The port authority “anticipates a strong October” in terms of shipments, the release added. In all last month, 850,000 tonnes of grain was loaded onto ships, nearly 30 per cent higher than the five-year average for September.
Sixteen ships that took on grain were ocean-going “salties” bound for ports in Europe, Egypt, Mexico and South America. So far this year, the port has loaded just over 4.9 million tonnes of grain, about one million more than average. Nearly 900 people work at the port, which last month saw a higher than normal number of salties.
In addition to high grain shipments, the port also received a good amount of in-bound motor components, steel beams, windmill parts, heavy machinery and wood pellets.
“There has been a significant increase in general cargo shipments at Keefer Terminal, with year-to-date tonnage nearly double that of the five-year average,” said the release.
Meanwhile, Port Authority CEO Tim Heney said he didn’t think the new Trans-Pacific Partnership (TPP) trade agreement, which includes Canada, would greatly benefit the port.
“The European Free Trade agreement will likely have a greater impact for Thunder Bay (because) the markets we generally serve are Europe, North Africa the Middle East and Latin America,” Heney said in an email.

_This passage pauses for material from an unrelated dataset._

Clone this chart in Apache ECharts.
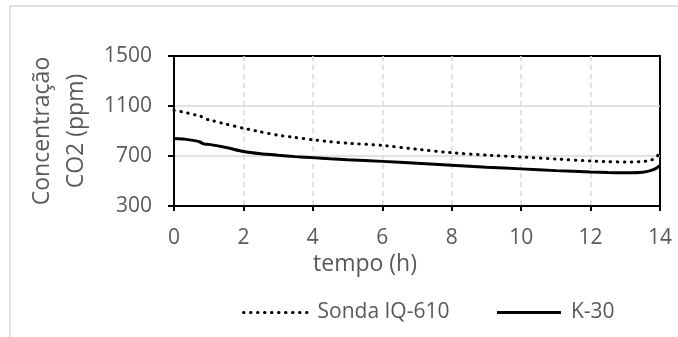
<!DOCTYPE html>
<html>
<head>
<meta charset="utf-8">
<script src="https://cdn.jsdelivr.net/npm/echarts@6/dist/echarts.min.js"></script>
<style>html,body{margin:0;padding:0;background:#fff}#c{width:678px;height:337px}</style>
</head>
<body>
<div id="c"></div>
<script>
var timeH = [0, 0.3, 0.6, 0.75, 0.85, 1, 1.5, 2, 2.5, 3, 3.5, 4, 4.5, 5, 6, 7, 8, 9, 10, 11, 12, 12.5, 13, 13.5, 13.75, 13.9, 14];
var sonda = [1065, 1050, 1030, 1024, 1000, 990, 955, 922, 893, 866, 848, 830, 814, 802, 785, 754, 726, 707, 692, 676, 660, 655, 652, 655, 668, 690, 740];
var k30 = [840, 835, 823, 812, 797, 793, 768, 736, 718, 706, 695, 687, 678, 670, 657, 642, 626, 610, 597, 583, 572, 568, 566, 570, 585, 603, 625];
var xTicks = {min: 0, max: 14, interval: 2};
var yTicks = {min: 300, max: 1500, interval: 400};
var seriesNames = ['Sonda IQ-610', 'K-30'];

function pairs(xs, ys) { return xs.map(function (x, i) { return [x, ys[i]]; }); }

var chart = echarts.init(document.getElementById('c'), null, {renderer: 'canvas'});
var txt = '#595959';
var font = 'Open Sans';
chart.setOption({
  animation: false,
  textStyle: {fontFamily: font},
  graphic: [{
    type: 'rect', shape: {x: 10, y: 6, width: 800, height: 500},
    style: {fill: 'none', stroke: '#d9d9d9', lineWidth: 1.5}, silent: true
  }],
  grid: {left: 174, right: 18, top: 56, bottom: 131, show: true, borderColor: '#000', borderWidth: 2, backgroundColor: 'transparent'},
  legend: {
    data: seriesNames,
    left: 242, top: 302, padding: 0,
    itemWidth: 64, itemHeight: 14, itemGap: 46,
    itemStyle: {opacity: 0},
    lineStyle: {width: 3},
    textStyle: {color: txt, fontSize: 21, fontFamily: font, padding: [0, 0, 0, 5]}
  },
  xAxis: {
    type: 'value', min: xTicks.min, max: xTicks.max, interval: xTicks.interval,
    name: 'tempo (h)', nameLocation: 'middle', nameGap: 47,
    nameTextStyle: {color: txt, fontSize: 23, fontFamily: font, padding: [0, 104, 0, 0]},
    axisLine: {show: true, lineStyle: {color: '#000', width: 2}},
    axisTick: {show: true, inside: false, length: 5, lineStyle: {color: '#000', width: 2}},
    axisLabel: {color: txt, fontSize: 21, fontFamily: font, margin: 22},
    splitLine: {show: true, showMinLine: false, showMaxLine: false, lineStyle: {color: '#d9d9d9', width: 1.5, type: [5, 4]}}
  },
  yAxis: {
    type: 'value', min: yTicks.min, max: yTicks.max, interval: yTicks.interval,
    name: 'Concentração\nCO2 (ppm)', nameLocation: 'middle', nameGap: 78,
    nameTextStyle: {color: txt, fontSize: 23, fontFamily: font, lineHeight: 34},
    axisLine: {show: true, lineStyle: {color: '#000', width: 2}},
    axisTick: {show: true, inside: false, length: 6, lineStyle: {color: '#000', width: 2}},
    axisLabel: {color: txt, fontSize: 21, fontFamily: font, margin: 22, formatter: function (v) { return String(v); }},
    splitLine: {show: true, showMinLine: false, showMaxLine: false, lineStyle: {color: '#d9d9d9', width: 1.5}}
  },
  series: [{
    name: seriesNames[0], type: 'line', data: pairs(timeH, sonda),
    symbol: 'none', smooth: 0.2,
    lineStyle: {color: '#000', width: 3, type: [0.5, 6.5], cap: 'round'},
    itemStyle: {color: '#000'}
  }, {
    name: seriesNames[1], type: 'line', data: pairs(timeH, k30),
    symbol: 'none', smooth: 0.2,
    lineStyle: {color: '#000', width: 3},
    itemStyle: {color: '#000'}
  }]
});
</script>
</body>
</html>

Doug Murray, the head of Thunder Bay’s Community Economic Development Commission, said it’s hard to predict any benefit for the Northwest arising from the TPP deal before the agreement’s details have been made public.
But Murray said there could be the “potential” for Thunder Bay manufacturers — the Bombardier light-rail plant, for instance — to obtain cheaper supplies and export into markets they have yet to penetrate.
“A lot will depend on the cost of transportation,” noted Murray. An Ontario government news release, noting a lack of details about the TPP agreement, said it expected the province’s “aerospace, financial services, life sciences and agri-food sectors” to benefit the most from the deal.